Maryam Sanda’s journey to freedom

With the bail granted her by an FCT High Court, Maryam Sanda has commenced her long but steady journey to freedom. And she knows it – it’s there in the very public celebration of her father-less daughter’s one year birthday which went viral on social media. There is a curious coincidence in the timing of the grant of bail, coming as it did on the eve of the event.
From this background it is easy to construct a scenario for how Maryam Sanda’s trial for culpable homicide – her husband Bilyaminu Bello’s murder – will progress. Her highly motivated defence counsel, J.B. Daudu (SAN) will dominate the court with his very presence and use his long experience as a trial lawyer to ground down prosecution counsel by contesting his every position, with obligatory appeal(s) to the courts above. A prosecution that is neither motivated nor incentivised a la its opposition will stand no chance in this legal contest, such that five years from now the case against Maryam Sanda will still have not left the basement of legal proceedings. The massive public sympathy for the victim and anger at the perpetrator will begin to wane as court sittings become episodic, the result of interminable adjournments.

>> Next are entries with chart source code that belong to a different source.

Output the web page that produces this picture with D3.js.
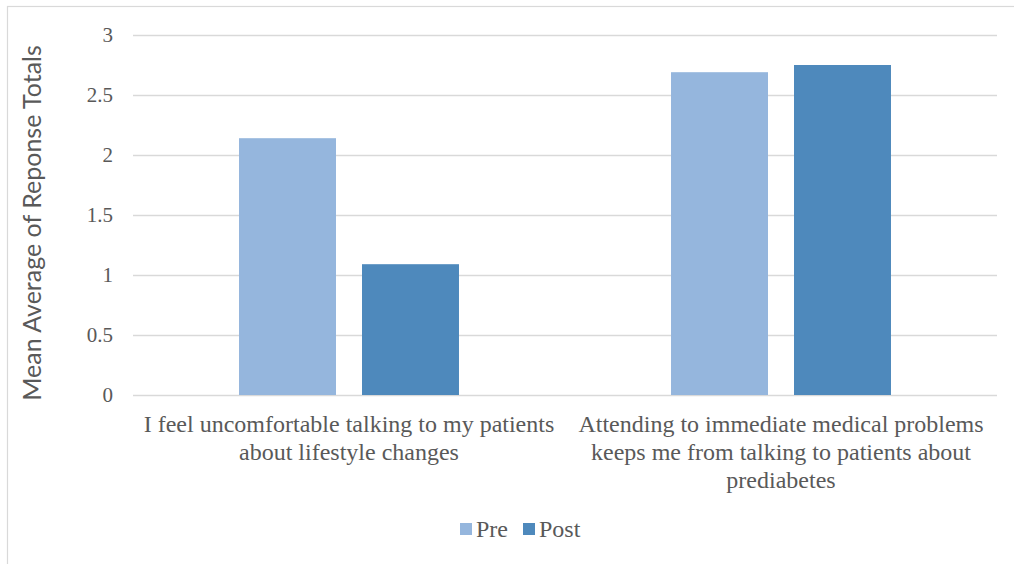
<!DOCTYPE html>
<html>
<head>
<meta charset="utf-8">
<script src="https://cdn.jsdelivr.net/npm/d3@7"></script>
<style>
  html, body { margin: 0; padding: 0; background: #fff; }
  svg { display: block; }
</style>
</head>
<body>
<svg id="chart" width="1014" height="564"></svg>
<script>
// Survey statements (categories) and mean responses before / after
const categories = [
  "I feel uncomfortable talking to my patients about lifestyle changes",
  "Attending to immediate medical problems keeps me from talking to patients about prediabetes"
];
const seriesNames = ["Pre", "Post"];
const preValues = [2.14, 2.69];
const postValues = [1.09, 2.75];
const yTicks = [0, 0.5, 1, 1.5, 2, 2.5, 3];
const yTitle = "Mean Average of Reponse Totals";

const colors = { Pre: "#95b6dd", Post: "#4e89bc" };
const textColor = "#595959";
const gridColor = "#d9d9d9";
const serif = "'Liberation Serif', 'Times New Roman', serif";

const svg = d3.select("#chart");
const plot = { left: 133, right: 997, top: 35, bottom: 395 };

// chart area frame
svg.append("rect")
  .attr("x", 7.5).attr("y", 6.5)
  .attr("width", 1100).attr("height", 700)
  .attr("fill", "none")
  .attr("stroke", gridColor)
  .attr("stroke-width", 1.2);

const rows = categories.map((c, i) => ({
  category: c,
  values: [
    { series: "Pre", value: preValues[i] },
    { series: "Post", value: postValues[i] }
  ]
}));

const x0 = d3.scaleBand()
  .domain(categories)
  .range([plot.left, plot.right])
  .paddingInner(0).paddingOuter(0);

const x1 = d3.scaleBand()
  .domain(seriesNames)
  .range([0, x0.bandwidth()])
  .paddingInner(0.2114)
  .paddingOuter(0.862);

const y = d3.scaleLinear()
  .domain([0, 3])
  .range([plot.bottom, plot.top]);

// gridlines and value labels
const yAxis = d3.axisLeft(y)
  .tickValues(yTicks)
  .tickSize(-(plot.right - plot.left))
  .tickPadding(20)
  .tickFormat(d3.format("~g"));

const gy = svg.append("g")
  .attr("transform", `translate(${plot.left},0)`)
  .call(yAxis);
gy.select(".domain").remove();
gy.selectAll(".tick line")
  .attr("stroke", gridColor)
  .attr("stroke-width", 1.5);
gy.selectAll(".tick text")
  .attr("fill", textColor)
  .attr("font-family", serif)
  .attr("font-size", 21)
  .attr("dy", "0.33em");

// bars
const groups = svg.append("g").selectAll("g")
  .data(rows)
  .join("g")
  .attr("transform", d => `translate(${x0(d.category)},0)`);

groups.selectAll("rect")
  .data(d => d.values)
  .join("rect")
  .attr("x", d => x1(d.series))
  .attr("width", x1.bandwidth())
  .attr("y", d => y(d.value))
  .attr("height", d => y(0) - y(d.value))
  .attr("fill", d => colors[d.series]);

// category axis labels, wrapped to the band width
const xAxis = d3.axisBottom(x0).tickSize(0).tickPadding(0);
const gx = svg.append("g")
  .attr("transform", `translate(0,${plot.bottom})`)
  .call(xAxis);
gx.select(".domain").remove();

function wrap(textSel, width, lineHeight) {
  textSel.each(function() {
    const text = d3.select(this);
    const words = text.text().split(/\s+/);
    text.text(null);
    let line = [];
    let tspan = text.append("tspan").attr("x", 0).attr("dy", 0);
    for (const w of words) {
      line.push(w);
      tspan.text(line.join(" "));
      if (tspan.node().getComputedTextLength() > width && line.length > 1) {
        line.pop();
        tspan.text(line.join(" "));
        line = [w];
        tspan = text.append("tspan").attr("x", 0).attr("dy", lineHeight).text(w);
      }
    }
  });
}

gx.selectAll(".tick text")
  .attr("fill", textColor)
  .attr("font-family", serif)
  .attr("font-size", 24)
  .attr("y", 37)
  .attr("dy", 0)
  .call(wrap, 428, 28);

// y-axis title
svg.append("text")
  .attr("transform", `translate(${41},${(plot.top + plot.bottom) / 2 + 8}) rotate(-90)`)
  .attr("text-anchor", "middle")
  .attr("fill", textColor)
  .attr("font-family", "Lato, 'Open Sans', sans-serif")
  .attr("font-size", 25)
  .text(yTitle);

// legend
const legend = svg.append("g").attr("transform", "translate(460,523)");
const legendItems = legend.selectAll("g")
  .data(seriesNames)
  .join("g")
  .attr("transform", (d, i) => `translate(${i * 63},0)`);
legendItems.append("rect")
  .attr("width", 12).attr("height", 12)
  .attr("fill", d => colors[d]);
legendItems.append("text")
  .attr("x", 16).attr("y", 14)
  .attr("fill", textColor)
  .attr("font-family", serif)
  .attr("font-size", 24)
  .text(d => d);
</script>
</body>
</html>
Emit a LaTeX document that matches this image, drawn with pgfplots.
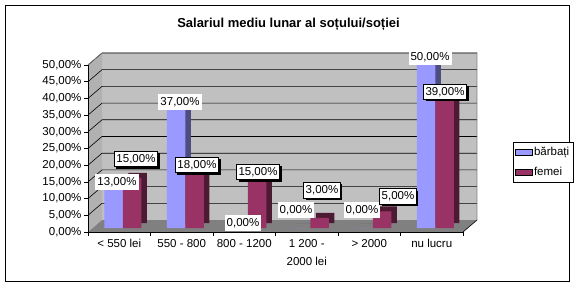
\documentclass[border=0pt]{standalone}
\usepackage{pgfplots}
\pgfplotsset{compat=1.18}
\usepackage{pgfplotstable}
\usepackage{fontspec}
\setmainfont{Liberation Sans}
\usetikzlibrary{shadows}
\definecolor{cblue}{HTML}{9999FF}
\definecolor{cmar}{HTML}{993366}
\definecolor{cblued}{HTML}{4D4D80}
\definecolor{cmard}{HTML}{4D1A33}
\definecolor{wallc}{HTML}{C0C0C0}
\definecolor{floorc}{HTML}{808080}

\pgfplotstableread{
x men dxm dym women dxw dyw
0 13 7 6.6 15 7.5 23
1 37 7.5 6.4 18 6 7
2 0 8 9 15 4.5 10
3 0 -1.5 22 3 6 32
4 0 2 22 5 19.5 19
5 50 7.5 8 39 4 10
}\data

\begin{document}
\begin{tikzpicture}[x=1pt,y=1pt]
\useasboundingbox (0,0) rectangle (576,287);
\fill[white] (0,0) rectangle (576,287);
\draw[black, line width=0.8pt] (5.5,6) rectangle (569.5,282);
% walls
\fill[wallc] (102,67) rectangle (477,234);
\fill[wallc!92!black] (88,55) -- (102,67) -- (102,234) -- (88,222) -- cycle;
\fill[floorc] (88,55) -- (463,55) -- (477,67) -- (102,67) -- cycle;
\foreach \v in {5,10,...,50}{
  \draw[black, line width=0.6pt] (88,55+3.34*\v) -- (102,67+3.34*\v) -- (477,67+3.34*\v);
}
\draw[floorc, line width=0.6pt] (88,222) -- (102,234) -- (477,234) -- (477,67);
\draw[black, line width=0.6pt] (463,55) -- (477,67);
\node[font=\fontsize{13}{15}\selectfont\bfseries] at (288.5,263) {Salariul mediu lunar al soțului/soției};
\begin{axis}[
  at={(88pt,55pt)}, anchor=south west,
  scale only axis, width=375pt, height=167pt,
  xmin=-0.5, xmax=5.5, ymin=0, ymax=50,
  axis lines*=left,
  axis line style={black, line width=0.6pt},
  ybar, bar width=18.5pt,
  /pgf/number format/assume math mode=true,
  tick align=outside, major tick length=4pt, minor tick length=4pt,
  ytick={0,5,...,50},
  yticklabel={\pgfmathprintnumber[fixed,fixed zerofill,precision=2,use comma]{\tick}\%},
  yticklabel style={xshift=1pt},
  xtick={0,...,5},
  xticklabels={{< 550 lei},{550 - 800},{800 - 1200},{1 200 -\\2000 lei},{> 2000},{nu lucru}},
  every major x tick/.append style={draw=none},
  minor xtick={-0.5,0.5,...,5.5},
  every minor x tick/.append style={black, line width=0.6pt},
  every major y tick/.append style={black, line width=0.6pt},
  tick label style={font=\fontsize{11.5}{18}\selectfont},
  xticklabel style={align=center},
  nodes near coords align={anchor=center},
  legend style={at={(1.133,0.539)}, anchor=north west, draw=black, fill=white,
    font=\fontsize{11.5}{13}\selectfont, inner xsep=1.5pt, inner ysep=3pt, row sep=6pt,
    cells={anchor=west}},
  legend cell align=left,
]
\addplot[forget plot, fill=cblued, draw=none, bar shift=-9.25pt, xshift=9pt, yshift=9pt] table[x=x,y=men]{\data};
\addplot[forget plot, fill=cblue, draw=none, bar shift=-9.25pt, xshift=3.5pt, yshift=4pt] table[x=x,y=men]{\data};
\addplot[forget plot, fill=cmard, draw=none, bar shift=9.25pt, xshift=9pt, yshift=9pt] table[x=x,y=women]{\data};
\addplot[forget plot, fill=cmar, draw=none, bar shift=9.25pt, xshift=3.5pt, yshift=4pt] table[x=x,y=women]{\data};
\addplot[forget plot, draw=none, fill=none, bar shift=-9.25pt,
  nodes near coords={\pgfmathprintnumber[fixed,fixed zerofill,precision=2,use comma]{\pgfplotspointmeta}\%},
  visualization depends on={\thisrow{dxm}\as\dx},
  visualization depends on={\thisrow{dym}\as\dy},
  every node near coord/.append style={xshift=\dx pt, yshift=\dy pt, fill=white, anchor=center,
    font=\fontsize{11.5}{13}\selectfont, inner xsep=2pt, inner ysep=3pt}] table[x=x,y=men]{\data};
\addplot[forget plot, draw=none, fill=none, bar shift=9.25pt,
  nodes near coords={\pgfmathprintnumber[fixed,fixed zerofill,precision=2,use comma]{\pgfplotspointmeta}\%},
  visualization depends on={\thisrow{dxw}\as\dx},
  visualization depends on={\thisrow{dyw}\as\dy},
  every node near coord/.append style={xshift=\dx pt, yshift=\dy pt, fill=white, draw=black, anchor=center,
    drop shadow={shadow xshift=2pt, shadow yshift=-2pt, fill=black, opacity=1},
    font=\fontsize{11.5}{13}\selectfont, inner xsep=2pt, inner ysep=3pt}] table[x=x,y=women]{\data};
\addlegendimage{area legend, fill=cblue, draw=black}
\addlegendentry{bărbați}
\addlegendimage{area legend, fill=cmar, draw=black}
\addlegendentry{femei}
\end{axis}
\end{tikzpicture}
\end{document}
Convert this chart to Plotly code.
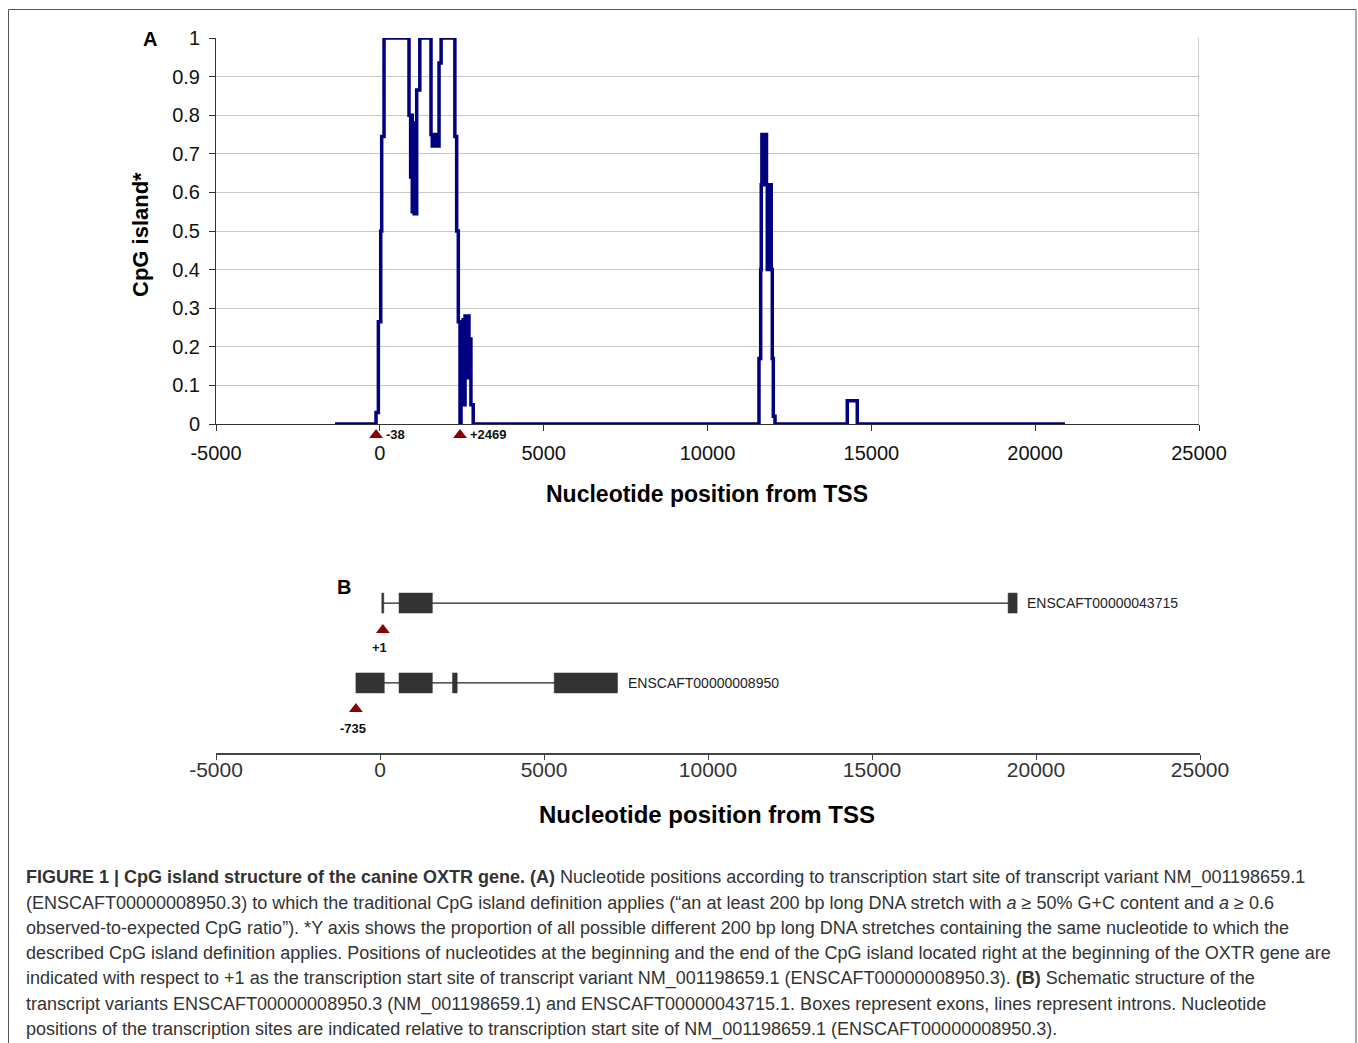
import plotly.graph_objects as go

W, H = 1358, 1043

# ---------------- DATA ----------------
# Panel A: proportion of 200bp windows satisfying the CpG island definition (step curve)
cpg_pos = [-1367, -116, -45, 27, 57, 128, 890, 940, 960, 990, 1020, 1050, 1080, 1110, 1125, 1220,
           1562, 1600, 1650, 1700, 1807, 1870, 2290, 2345, 2395, 2447, 2478, 2510, 2540, 2570,
           2600, 2640, 2680, 2720, 2780, 2850,
           11571, 11623, 11640, 11660, 11680, 11700, 11720, 11740, 11760, 11780, 11800, 11825,
           11845, 11865, 11885, 11905, 11925, 11945, 11977, 12008, 12060,
           14266, 14571, 20910]
cpg_val = [0, 0.03, 0.265, 0.50, 0.745, 1.0, 0.80, 0.64, 0.80, 0.55, 0.78, 0.545, 0.70, 0.545, 0.865, 1.0,
           0.75, 0.72, 0.75, 0.72, 0.935, 1.0, 0.745, 0.50, 0.265, 0, 0.25, 0.10, 0.27, 0.05,
           0.28, 0.12, 0.28, 0.22, 0.05, 0,
           0.17, 0.40, 0.62, 0.75, 0.62, 0.75, 0.62, 0.75, 0.62, 0.75, 0.62, 0.40,
           0.62, 0.40, 0.62, 0.40, 0.62, 0.40, 0.17, 0.02, 0,
           0.06, 0, 0]

island_marks = [-115, 2447]
island_labels = ["-38", "+2469"]

x_ticks = [-5000, 0, 5000, 10000, 15000, 20000, 25000]
x_ticktext = ["-5000", "0", "5000", "10000", "15000", "20000", "25000"]
y_ticks = [0, 0.1, 0.2, 0.3, 0.4, 0.5, 0.6, 0.7, 0.8, 0.9, 1]
y_ticktext = ["0", "0.1", "0.2", "0.3", "0.4", "0.5", "0.6", "0.7", "0.8", "0.9", "1"]

# Panel B: transcripts
transcripts = ["ENSCAFT00000043715", "ENSCAFT00000008950"]
tx_start = [85, -735]
tx_end = [19425, 7241]
exon_starts = [[55, 580, 19150], [-735, 580, 2210, 5311]]
exon_ends = [[115, 1596, 19425], [131, 1596, 2354, 7241]]
tss_pos = [88, -735]
tss_labels = ["+1", "-735"]

caption_lines = [
    "<b>FIGURE 1 | CpG island structure of the canine OXTR gene. (A)</b> Nucleotide positions according to transcription start site of transcript variant NM_001198659.1",
    "(ENSCAFT00000008950.3) to which the traditional CpG island definition applies (“an at least 200 bp long DNA stretch with <i>a</i> ≥ 50% G+C content and <i>a</i> ≥ 0.6",
    "observed-to-expected CpG ratio”). *Y axis shows the proportion of all possible different 200 bp long DNA stretches containing the same nucleotide to which the",
    "described CpG island definition applies. Positions of nucleotides at the beginning and the end of the CpG island located right at the beginning of the OXTR gene are",
    "indicated with respect to +1 as the transcription start site of transcript variant NM_001198659.1 (ENSCAFT00000008950.3). <b>(B)</b> Schematic structure of the",
    "transcript variants ENSCAFT00000008950.3 (NM_001198659.1) and ENSCAFT00000043715.1. Boxes represent exons, lines represent introns. Nucleotide",
    "positions of the transcription sites are indicated relative to transcription start site of NM_001198659.1 (ENSCAFT00000008950.3).",
]

# ---------------- LAYOUT HELPERS ----------------
def px(x):
    return x / W

def py(y):
    return 1 - y / H

FONT = "Liberation Sans, Arial, sans-serif"
DARKRED = "#8b0000"

fig = go.Figure()

# Panel A curve
fig.add_trace(go.Scatter(x=cpg_pos, y=cpg_val, mode="lines", line=dict(color="#000080", width=3.5, shape="hv"),
                         cliponaxis=False, xaxis="x", yaxis="y", showlegend=False, hoverinfo="skip"))
# Panel A island boundary markers (drawn on a thin overlay strip just below the axis)
fig.add_trace(go.Scatter(x=island_marks, y=[0.5] * len(island_marks), mode="markers",
                         marker=dict(symbol="triangle-up", size=12, color=DARKRED),
                         cliponaxis=False, xaxis="x", yaxis="y3", showlegend=False, hoverinfo="skip"))

ROW_Y = [0.882, 0.412]
HALF = 0.0588
shapes = []
annotations = []
for m, lab in zip(island_marks, island_labels):
    annotations.append(dict(x=m, y=0.5, xref="x", yref="y3", text="<b>" + lab + "</b>", showarrow=False,
                            xanchor="left", yanchor="middle", xshift=8,
                            font=dict(family=FONT, size=13, color="#111")))

for i, name in enumerate(transcripts):
    ry = ROW_Y[i]
    shapes.append(dict(type="line", xref="x2", yref="y2", x0=tx_start[i], x1=tx_end[i], y0=ry, y1=ry,
                       line=dict(color="#222", width=1.3)))
    for s, e in zip(exon_starts[i], exon_ends[i]):
        shapes.append(dict(type="rect", xref="x2", yref="y2", x0=s, x1=e, y0=ry - HALF, y1=ry + HALF,
                           fillcolor="#333333", line=dict(color="#333333", width=0.5)))
    annotations.append(dict(x=tx_end[i], y=ry, xref="x2", yref="y2", text=name, showarrow=False,
                            xanchor="left", yanchor="middle", xshift=8,
                            font=dict(family=FONT, size=14, color="#222")))

# TSS triangles in panel B
fig.add_trace(go.Scatter(x=tss_pos, y=[ROW_Y[0] - 0.158, ROW_Y[1] - 0.153], mode="markers",
                         marker=dict(symbol="triangle-up", size=12, color=DARKRED),
                         cliponaxis=False, xaxis="x2", yaxis="y2", showlegend=False, hoverinfo="skip"))
for i, lab in enumerate(tss_labels):
    annotations.append(dict(x=tss_pos[i], y=[ROW_Y[0] - 0.264, ROW_Y[1] - 0.265][i], xref="x2", yref="y2",
                            text="<b>" + lab + "</b>", showarrow=False, xanchor="center", yanchor="middle",
                            xshift=-3, font=dict(family=FONT, size=13, color="#111")))

# Right gray frame line of panel A
shapes.append(dict(type="line", xref="x", yref="y", x0=25000, x1=25000, y0=0, y1=1,
                   line=dict(color="#999", width=1)))
# Outer figure border
shapes.append(dict(type="rect", xref="paper", yref="paper", x0=px(8.5), x1=px(1356), y0=-0.05, y1=py(9.5),
                   line=dict(color="#555", width=1), fillcolor="rgba(0,0,0,0)"))

# Panel letters and titles
def centered(x, y, text, size, angle=0):
    return dict(x=px(x), y=py(y), xref="paper", yref="paper", text=text, showarrow=False,
                xanchor="center", yanchor="middle", textangle=angle,
                font=dict(family=FONT, size=size, color="#000"))

annotations += [
    centered(150, 39, "<b>A</b>", 20),
    centered(344, 587, "<b>B</b>", 20),
    centered(707, 494, "<b>Nucleotide position from TSS</b>", 23),
    centered(707, 814, "<b>Nucleotide position from TSS</b>", 24),
    centered(141, 235, "<b>CpG island*</b>", 22, -90),
]

# Caption
cap_y = [877, 903, 928, 953, 978, 1004, 1029]
for line, yy in zip(caption_lines, cap_y):
    annotations.append(dict(x=px(24), y=py(yy), xref="paper", yref="paper", text=line, showarrow=False,
                            xanchor="left", yanchor="middle",
                            font=dict(family=FONT, size=18, color="#333")))

fig.update_layout(
    width=W, height=H, margin=dict(l=0, r=0, t=0, b=0, autoexpand=False),
    paper_bgcolor="white", plot_bgcolor="white",
    xaxis=dict(domain=[px(216), px(1199)], range=[-5000, 25000], tickvals=x_ticks, ticktext=x_ticktext,
               showgrid=False, zeroline=False, showline=True, linecolor="#333", linewidth=1,
               ticks="outside", ticklen=6, tickcolor="#333", ticklabelstandoff=5, automargin=False,
               tickfont=dict(family=FONT, size=20, color="#111"), anchor="y", fixedrange=True),
    yaxis=dict(domain=[py(424), py(38)], range=[0, 1], tickvals=y_ticks, ticktext=y_ticktext,
               showgrid=True, gridcolor="#c8c8c8", gridwidth=1, zeroline=False,
               showline=True, linecolor="#333", linewidth=1, ticks="outside", ticklen=6, tickcolor="#333",
               ticklabelstandoff=5, automargin=False,
               tickfont=dict(family=FONT, size=20, color="#111"), anchor="x", fixedrange=True),
    yaxis3=dict(domain=[py(445), py(425)], range=[0, 1], visible=False, anchor="x", fixedrange=True,
                automargin=False),
    xaxis2=dict(domain=[px(216), px(1200)], range=[-5000, 25000], tickvals=x_ticks, ticktext=x_ticktext,
                showgrid=False, zeroline=False, showline=True, linecolor="#444", linewidth=1.5,
                ticks="outside", ticklen=5, tickcolor="#444", automargin=False, ticklabelstandoff=-8,
                tickfont=dict(family=FONT, size=21, color="#333"), anchor="y2", fixedrange=True),
    yaxis2=dict(domain=[py(753), py(583)], range=[0, 1], visible=False, anchor="x2", fixedrange=True,
                automargin=False),
    shapes=shapes,
    annotations=annotations,
)

fig.write_html("out.html")
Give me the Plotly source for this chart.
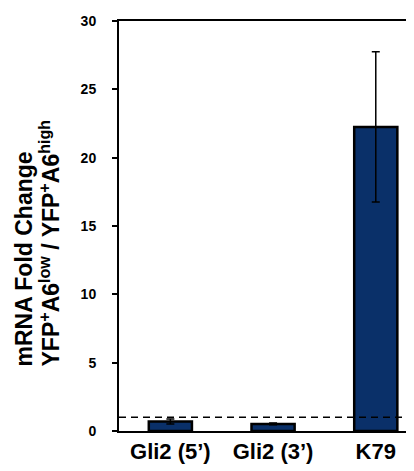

The decision to grant bail to Maryam Sanda by the judge, who has rejected similar applications on four previous occasions, left people stupefied. It was based on a medical report commissioned by defence counsel and given official imprimatur by a National Hospital Consultant. Prosecution was essentially ambushed when the judge demanded proof that Prisons medical service could cope with the catalogue of ailments alleged to afflict the suspect. The fact is the judge should have demanded independent assessment of her health condition by a court-appointed doctor instead of relying on a procured medical report. This was not done. Besides, standard procedure is for prison officials to refer sick inmates to outside government health facilities where and when necessary. In striking contrast to the instant case, defence in Olisa Metuh’s trial is being held to higher standard of proof before bail is considered to enable him travel abroad for medical treatment, even when he attends court on a stretcher.
Nigeria’s judicial system is dual-track: one for the wealthy and the privileged, the other for the poor and the ignorant. Maryam Sanda’s trial will proceed on the first track.